The solution put forth by Tiffani was a five-point plan:
- Remember that you are telling stories.
- Tell your story.
- Journey inward.
- Call on your muses.
- Follow your story.
If you can do this you will get to the core of what you really want to convey.
My take away point from this talk (apart from the general good advice above) was that perfection is your arch nemesis and you shouldn’t let perfection get in the way of doing something great which she summed up with the Japanese phrase “Hara Hachi Bu“.
The final talk of the day was by Ethan Marcotte, a man who will need no introduction to web developers/designers but for those of you unlucky enough to be in other professions Ethan is a designer who coined the term “responsive web design”. His talk was entitled The Map Is Not The Territory.

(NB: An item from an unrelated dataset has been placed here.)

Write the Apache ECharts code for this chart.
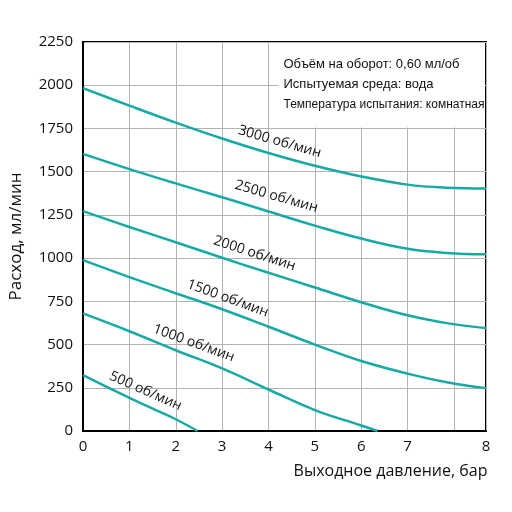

The first note I made during this talk was “Mobile broke everything” and in a way it did but it opened up our industry and made us free from making websites solely for computer screens.
In his talk Ethan mentions that we are seeing a rise in what he called digital omnivores, people who consume information on whatever device is most handy to them at any given time.
He also mentioned that lower end networks dominate the landscape, these are generally mobile networks without massive bandwidth — with this in mind it is more important than it has ever been that design isn’t just how something looks but how it works for the user.
One really interesting snippet from the talk was that the web is about 8000 days old, this intrigued me so I looked into this a bit more and made a website about it.
I had two take away points from this talk, the first is it is all about the user and their experience. The second is that art is messy so don’t be afraid to make a mess as you build.
The entire Build experience was just so motivational and inspirational, and with next year being the last Build I would recommend everyone try and get a ticket, this is something that everyone should experience.